Belki dudak bükecek, tebessüm edeceksiniz ama aslında en doğru ve adil olan şey budur.
ABD'nin eski bakan Zafer Çağlayan hakkında tutuklama kararı vermesi, daha önce de aynı konuyla ilgili Halk Bank Genel Müdür Yardımcısı Mehmet Hakan Atilla ve Rıza Zarrab'ın tutuklu bulunması, bunlara ilaveten Cumhurbaşkanının korumaları hakkında da yakalama kararının verilmesi Türkiye'nin bugünkü birinci siyasi gündemi.
Muhalefet çevreleri malum buna çok sevinmiş durumda. Öyle ya, onlara göre iktidarın yolsuzlukları artık gizlenemez boyutlarda, ülkenin eski bir bakanı hakkında böyle bir kararın çıkması muhalifler için bulunmaz bir fırsattır.

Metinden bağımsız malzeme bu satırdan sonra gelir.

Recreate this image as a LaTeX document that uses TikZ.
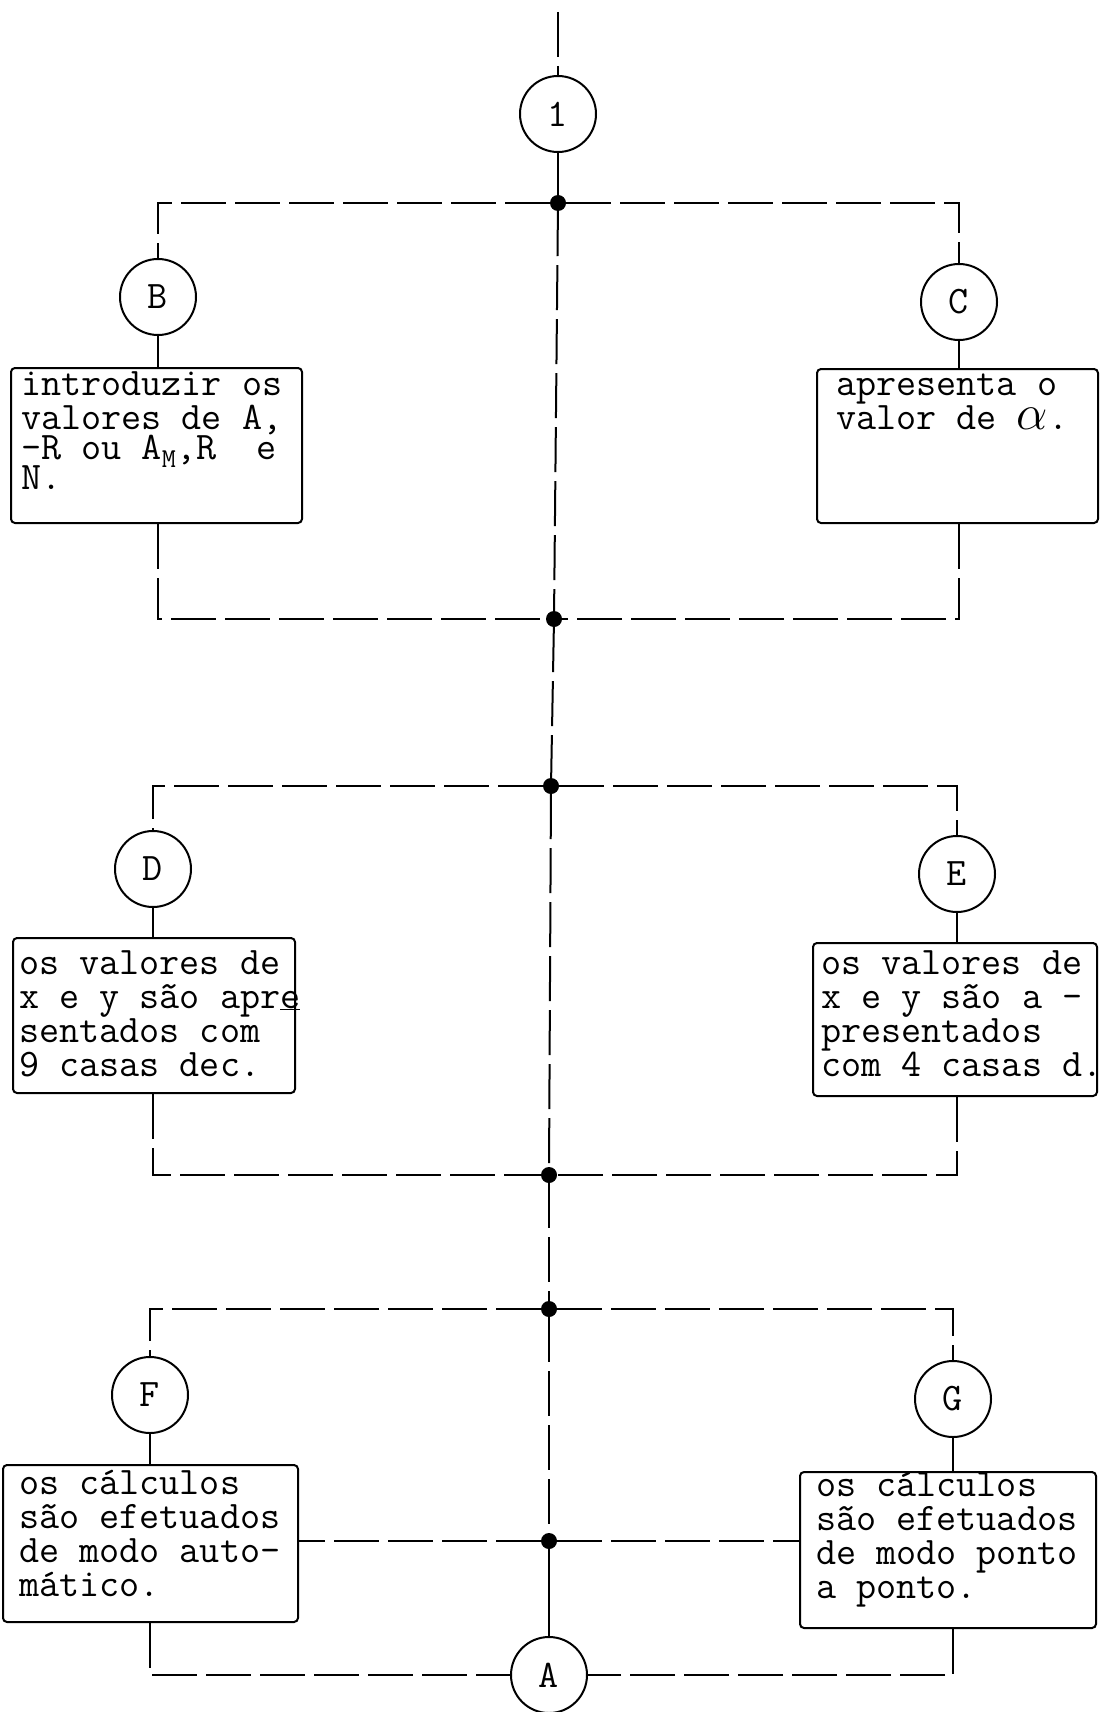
\documentclass[tikz,border=0pt]{standalone}
\usepackage{fontspec}
\usetikzlibrary{positioning,calc}

\begin{document}
\begin{tikzpicture}[
    x=1pt, y=-1pt,
    conn/.style={circle, draw, line width=2pt, minimum size=76pt, inner sep=0pt, font=\ttfamily\fontsize{39}{34}\selectfont},
    box/.style={rectangle, draw, line width=2pt, rounded corners=4pt},
    txt/.style={anchor=north west, inner sep=0pt, align=left, font=\ttfamily\fontsize{39}{34}\selectfont},
    dot/.style={circle, fill=black, minimum size=16pt, inner sep=0pt},
    link/.style={line width=2pt},
    dashlink/.style={line width=2pt, dash pattern=on 45pt off 9pt}
  ]
    \useasboundingbox (0,0) rectangle (1105,1712);

    % spine
    \coordinate (top) at (558,12);
    \node[conn] (c1) at (558,114) {1};
    \node[dot] (j1) at (558,203) {};
    \node[dot] (j2) at (554,619) {};
    \node[dot] (j3) at (551,786) {};
    \node[dot] (j4) at (549,1175) {};
    \node[dot] (j5) at (549,1309) {};
    \node[dot] (j6) at (549,1541) {};
    \node[conn] (cA) at (549,1675) {A};

    % first pair
    \node[conn] (cB) at (158,297) {B};
    \node[conn] (cC) at (959,302) {C};
    \node[box, minimum width=291pt, minimum height=155pt] (boxB) at (156.5,445.5) {};
    \node[box, minimum width=281pt, minimum height=154pt] (boxC) at (957.5,446) {};
    \node[txt] (tB) at ($(boxB.north west)+(11,4)$) {introduzir os\\valores de A,\\[-4pt]-R ou A\textsubscript{M},R~~e\\[-4pt]N.};
    \node[txt] (tC) at ($(boxC.north west)+(20,6)$) {apresenta o\\valor de \scalebox{2}{$\alpha$}.};

    % second pair
    \node[conn] (cD) at (153,869) {D};
    \node[conn] (cE) at (957,874) {E};
    \node[box, minimum width=282pt, minimum height=155pt] (boxD) at (154,1015.5) {};
    \node[box, minimum width=284pt, minimum height=153pt] (boxE) at (955,1019.5) {};
    \node[txt] (tD) at ($(boxD.north west)+(7,13)$) {os valores de\\x e y são apr\underline{e}\\sentados com\\9 casas dec.};
    \node[txt] (tE) at ($(boxE.north west)+(9,8)$) {os valores de\\x e y são a~-\\presentados\\com 4 casas d.};

    % third pair
    \node[conn] (cF) at (150,1395) {F};
    \node[conn] (cG) at (953,1399) {G};
    \node[box, minimum width=295pt, minimum height=157pt] (boxF) at (150.5,1543.5) {};
    \node[box, minimum width=296pt, minimum height=156pt] (boxG) at (948,1550) {};
    \node[txt] (tF) at ($(boxF.north west)+(17,6)$) {os cálculos\\são efetuados\\de modo auto-\\mático.};
    \node[txt] (tG) at ($(boxG.north west)+(17,1)$) {os cálculos\\são efetuados\\de modo ponto\\a ponto.};

    % spine lines
    \draw[dashlink] (top) -- (c1);
    \draw[link] (c1) -- (j1);
    \draw[dashlink] (j1) -- (j2);
    \draw[dashlink] (j2) -- (j3);
    \draw[dashlink] (j3) -- (j4);
    \draw[dashlink] (j4) -- (j5);
    \draw[dashlink] (j5) -- (j6);
    \draw[link] (j6) -- (cA);

    % branches
    \draw[dashlink] (j1) -| (cB);
    \draw[dashlink] (j1) -| (cC);
    \draw[link] (cB) -- (cB |- boxB.north);
    \draw[link] (cC) -- (cC |- boxC.north);
    \draw[dashlink] (cB |- boxB.south) |- (j2);
    \draw[dashlink] (cC |- boxC.south) |- (j2);

    \draw[dashlink] (j3) -| (cD);
    \draw[dashlink] (j3) -| (cE);
    \draw[link] (cD) -- (cD |- boxD.north);
    \draw[link] (cE) -- (cE |- boxE.north);
    \draw[dashlink] (cD |- boxD.south) |- (j4);
    \draw[dashlink] (cE |- boxE.south) |- (j4);

    \draw[dashlink] (j5) -| (cF);
    \draw[dashlink] (j5) -| (cG);
    \draw[link] (cF) -- (cF |- boxF.north);
    \draw[link] (cG) -- (cG |- boxG.north);
    \draw[dashlink] (j6) -- (j6 -| boxF.east);
    \draw[dashlink] (j6) -- (j6 -| boxG.west);
    \draw[dashlink] (cF |- boxF.south) |- (cA);
    \draw[dashlink] (cG |- boxG.south) |- (cA);
  \end{tikzpicture}
\end{document}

İktidara açısından bakıldığında bu mesele 17-25 Aralık darbe teşebbüsünün devamı, aynı zamanda 15 Temmuz'un arkasında da FETÖ ile birlikte bizzat ABD'nin olduğunun ispatıdır. ABD bugün Türkiye aleyhindeki bütün faaliyetlerin ve terör örgütlerinin destekleyicisidir.
İktidar çevreleri bu argümanlarla karşı koymaya çalışıyor, Türkiye tarafından aranan, hakkında tutuklama kararı verilen kişilerden başta F. Gülen olmak üzere hiç birinin ABD tarafından iade edilmediğini öne sürüyor.

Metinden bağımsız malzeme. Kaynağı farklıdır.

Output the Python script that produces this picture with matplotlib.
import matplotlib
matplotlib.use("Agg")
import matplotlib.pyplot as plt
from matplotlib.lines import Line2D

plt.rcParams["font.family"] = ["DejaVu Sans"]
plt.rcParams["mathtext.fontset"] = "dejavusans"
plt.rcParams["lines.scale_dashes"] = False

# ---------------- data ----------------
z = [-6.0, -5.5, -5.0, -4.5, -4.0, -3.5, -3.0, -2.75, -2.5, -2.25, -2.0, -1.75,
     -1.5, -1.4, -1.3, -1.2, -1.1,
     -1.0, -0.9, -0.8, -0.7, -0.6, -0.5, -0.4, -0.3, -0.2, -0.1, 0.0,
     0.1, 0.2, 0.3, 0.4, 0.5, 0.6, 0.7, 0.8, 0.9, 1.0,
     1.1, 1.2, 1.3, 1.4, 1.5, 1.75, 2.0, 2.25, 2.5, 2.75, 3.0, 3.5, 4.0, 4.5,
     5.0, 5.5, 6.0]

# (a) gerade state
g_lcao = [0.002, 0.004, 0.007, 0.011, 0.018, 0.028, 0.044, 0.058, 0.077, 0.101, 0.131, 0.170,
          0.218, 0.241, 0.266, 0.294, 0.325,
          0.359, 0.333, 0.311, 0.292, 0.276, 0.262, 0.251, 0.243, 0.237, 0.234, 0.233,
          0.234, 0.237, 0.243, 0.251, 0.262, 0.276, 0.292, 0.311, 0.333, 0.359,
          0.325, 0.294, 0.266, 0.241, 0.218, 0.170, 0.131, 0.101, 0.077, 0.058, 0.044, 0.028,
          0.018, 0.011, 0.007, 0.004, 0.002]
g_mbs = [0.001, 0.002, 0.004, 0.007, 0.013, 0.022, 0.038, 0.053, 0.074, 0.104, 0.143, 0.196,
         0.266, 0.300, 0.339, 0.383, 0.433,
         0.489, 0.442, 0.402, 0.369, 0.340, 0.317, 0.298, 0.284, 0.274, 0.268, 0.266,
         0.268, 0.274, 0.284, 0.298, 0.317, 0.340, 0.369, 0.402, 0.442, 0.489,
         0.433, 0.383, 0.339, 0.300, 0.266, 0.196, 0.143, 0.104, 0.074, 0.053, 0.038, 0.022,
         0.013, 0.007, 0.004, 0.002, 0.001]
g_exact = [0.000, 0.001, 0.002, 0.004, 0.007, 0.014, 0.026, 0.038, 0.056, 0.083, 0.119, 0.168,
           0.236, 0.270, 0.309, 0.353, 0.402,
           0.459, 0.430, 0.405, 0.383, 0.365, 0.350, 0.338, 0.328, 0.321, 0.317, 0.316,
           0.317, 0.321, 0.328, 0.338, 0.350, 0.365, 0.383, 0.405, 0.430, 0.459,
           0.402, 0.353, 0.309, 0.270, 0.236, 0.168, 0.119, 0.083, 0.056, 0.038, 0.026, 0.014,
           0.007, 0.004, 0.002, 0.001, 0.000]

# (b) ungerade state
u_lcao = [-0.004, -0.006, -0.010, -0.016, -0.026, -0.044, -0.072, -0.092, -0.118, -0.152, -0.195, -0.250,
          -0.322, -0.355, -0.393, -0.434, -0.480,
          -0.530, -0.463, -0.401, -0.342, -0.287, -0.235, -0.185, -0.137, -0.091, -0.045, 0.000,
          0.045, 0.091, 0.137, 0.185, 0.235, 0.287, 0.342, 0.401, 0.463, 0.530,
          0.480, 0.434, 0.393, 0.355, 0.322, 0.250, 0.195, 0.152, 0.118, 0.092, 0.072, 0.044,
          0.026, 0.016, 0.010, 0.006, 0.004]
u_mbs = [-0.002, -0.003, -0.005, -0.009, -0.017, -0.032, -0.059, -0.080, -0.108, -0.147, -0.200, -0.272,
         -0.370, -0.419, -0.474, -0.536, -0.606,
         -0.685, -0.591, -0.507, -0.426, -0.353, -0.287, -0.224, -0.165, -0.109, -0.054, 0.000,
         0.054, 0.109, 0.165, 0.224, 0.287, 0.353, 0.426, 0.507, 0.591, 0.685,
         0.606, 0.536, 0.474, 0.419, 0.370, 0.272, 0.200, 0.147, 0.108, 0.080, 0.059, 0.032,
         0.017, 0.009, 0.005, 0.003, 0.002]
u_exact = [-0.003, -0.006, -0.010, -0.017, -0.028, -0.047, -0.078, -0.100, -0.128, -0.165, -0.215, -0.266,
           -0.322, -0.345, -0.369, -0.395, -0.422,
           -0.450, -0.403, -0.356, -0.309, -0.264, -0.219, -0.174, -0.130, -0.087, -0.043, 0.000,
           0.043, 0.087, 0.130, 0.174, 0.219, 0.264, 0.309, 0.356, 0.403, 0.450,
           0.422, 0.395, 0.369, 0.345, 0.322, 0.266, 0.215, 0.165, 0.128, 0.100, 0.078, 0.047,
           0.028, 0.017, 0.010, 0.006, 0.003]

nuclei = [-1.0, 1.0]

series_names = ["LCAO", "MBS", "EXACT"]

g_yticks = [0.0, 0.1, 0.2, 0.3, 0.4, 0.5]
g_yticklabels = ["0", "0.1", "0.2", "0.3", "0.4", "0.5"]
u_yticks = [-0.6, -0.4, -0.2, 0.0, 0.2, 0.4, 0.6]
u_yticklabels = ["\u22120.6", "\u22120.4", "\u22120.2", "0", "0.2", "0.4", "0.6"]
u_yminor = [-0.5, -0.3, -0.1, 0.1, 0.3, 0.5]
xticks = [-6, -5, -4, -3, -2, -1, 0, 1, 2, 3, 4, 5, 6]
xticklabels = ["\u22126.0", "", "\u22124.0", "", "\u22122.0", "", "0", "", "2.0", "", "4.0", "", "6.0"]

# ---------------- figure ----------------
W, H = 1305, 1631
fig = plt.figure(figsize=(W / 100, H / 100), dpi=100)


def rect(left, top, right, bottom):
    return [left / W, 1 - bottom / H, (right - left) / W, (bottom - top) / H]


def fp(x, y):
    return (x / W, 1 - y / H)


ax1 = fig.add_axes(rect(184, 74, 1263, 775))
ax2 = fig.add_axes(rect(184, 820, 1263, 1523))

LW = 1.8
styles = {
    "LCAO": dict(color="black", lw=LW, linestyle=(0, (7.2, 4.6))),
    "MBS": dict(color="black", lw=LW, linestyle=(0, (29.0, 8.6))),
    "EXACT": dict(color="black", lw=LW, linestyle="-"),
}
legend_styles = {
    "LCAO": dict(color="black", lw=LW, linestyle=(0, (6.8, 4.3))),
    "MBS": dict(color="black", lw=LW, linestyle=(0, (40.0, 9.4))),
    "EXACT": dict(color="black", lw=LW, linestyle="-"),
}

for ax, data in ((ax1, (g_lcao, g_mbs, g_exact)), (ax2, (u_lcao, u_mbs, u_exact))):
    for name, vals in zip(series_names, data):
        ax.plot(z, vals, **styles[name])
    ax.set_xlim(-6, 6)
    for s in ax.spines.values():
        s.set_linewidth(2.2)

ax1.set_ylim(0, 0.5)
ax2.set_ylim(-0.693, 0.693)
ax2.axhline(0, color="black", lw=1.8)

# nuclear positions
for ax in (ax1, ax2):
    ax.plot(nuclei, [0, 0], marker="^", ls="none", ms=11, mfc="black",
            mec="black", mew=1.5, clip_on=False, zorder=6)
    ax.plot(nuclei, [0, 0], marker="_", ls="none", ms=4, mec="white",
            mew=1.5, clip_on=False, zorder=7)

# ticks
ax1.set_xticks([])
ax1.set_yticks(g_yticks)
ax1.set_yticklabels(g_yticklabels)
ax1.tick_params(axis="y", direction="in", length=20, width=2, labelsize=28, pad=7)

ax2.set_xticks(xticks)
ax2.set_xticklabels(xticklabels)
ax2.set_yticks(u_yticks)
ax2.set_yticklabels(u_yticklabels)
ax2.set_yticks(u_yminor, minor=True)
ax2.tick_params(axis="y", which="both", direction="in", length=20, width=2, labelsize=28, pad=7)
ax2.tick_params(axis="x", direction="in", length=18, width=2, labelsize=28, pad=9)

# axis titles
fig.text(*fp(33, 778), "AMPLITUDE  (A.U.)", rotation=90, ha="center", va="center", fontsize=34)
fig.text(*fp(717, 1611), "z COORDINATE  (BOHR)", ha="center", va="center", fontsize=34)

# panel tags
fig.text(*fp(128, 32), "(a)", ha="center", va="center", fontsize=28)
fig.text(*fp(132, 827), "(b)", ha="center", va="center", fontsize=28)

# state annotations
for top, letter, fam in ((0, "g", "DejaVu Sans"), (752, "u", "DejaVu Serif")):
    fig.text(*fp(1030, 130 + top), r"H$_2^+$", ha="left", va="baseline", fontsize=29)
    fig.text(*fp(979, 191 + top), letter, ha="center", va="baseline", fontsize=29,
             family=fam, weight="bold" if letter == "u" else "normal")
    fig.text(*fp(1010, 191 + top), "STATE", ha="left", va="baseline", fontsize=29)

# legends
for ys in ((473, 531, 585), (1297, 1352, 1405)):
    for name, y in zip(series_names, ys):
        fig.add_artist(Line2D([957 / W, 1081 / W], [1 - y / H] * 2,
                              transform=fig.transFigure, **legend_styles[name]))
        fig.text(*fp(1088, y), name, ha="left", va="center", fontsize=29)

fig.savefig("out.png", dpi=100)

İktidar, hatta Türkiye devleti bu konuda galip gelse bile çok önemli bir şey değildir. İadesini istediği kişiler ve teslim etmem dediği kişiler de Türkiye insanı, Türkiye vatandaşı.
Aslında olması gereken nedir? Amerika biz bizi bildik bileli eşkıyalık yapmaktadır, katildir, gasıptır, hırsızdır, yağmacıdır. Mağdur ettiği ülkelerin her biri kendi mahkemelerinde yakalama ve tutuklama kararı çıkartmalıdır.
Başta İslam ülkeleri olmak üzere dünyanın birçok mağdur ülkesi ABD yöneticileri, askeri yetkilileri hakkında gıyabi yargılamalar yaparak yakalama ve tutuklama kararları almalıdırlar.
Başta da söylediğim gibi benim bu düşünceme tebessüm edeceksiniz, dudak bükeceksiniz ama doğru olan bu değil midir, hakkın ve adaletin gereği bu değil midir?
Bugün sembolik de olsa bu yapılmalı değil midir? Hakkın penceresinden görünen budur. Zalim Amerika'nın zulmüne uğrayan bütün mazlumların yüreğinde yatan budur.
Düşünebiliyor musunuz? İslam âlemini kana bulayan, Afganistan'ı viraneye çeviren, Ortadoğu'daki bütün İslam yurtlarını yakıp yıkan, yüz binlerce Müslümanı katleden zalim ve kafir kumandanların, onlara bu emirleri veren siyasilerin ahiretten önce dünya adaletince yargılandıkları günleri görmek ne güzel bir şeydir.
Bugün belki sadece kağıt üzerinde kalacak, laftan ibaret kararlar olacak bunlar.
Fakat vallahi bunun lafı bile öyle güzel geliyor ki. Hem Allah nelere kâdir değil ki? bakarsınız bir gün bütün bunlar gerçekleşir, emperyalizmin sorumluları bulundukları yuvalarından burunlarını dışarıya çıkaramayacağı günler gelir.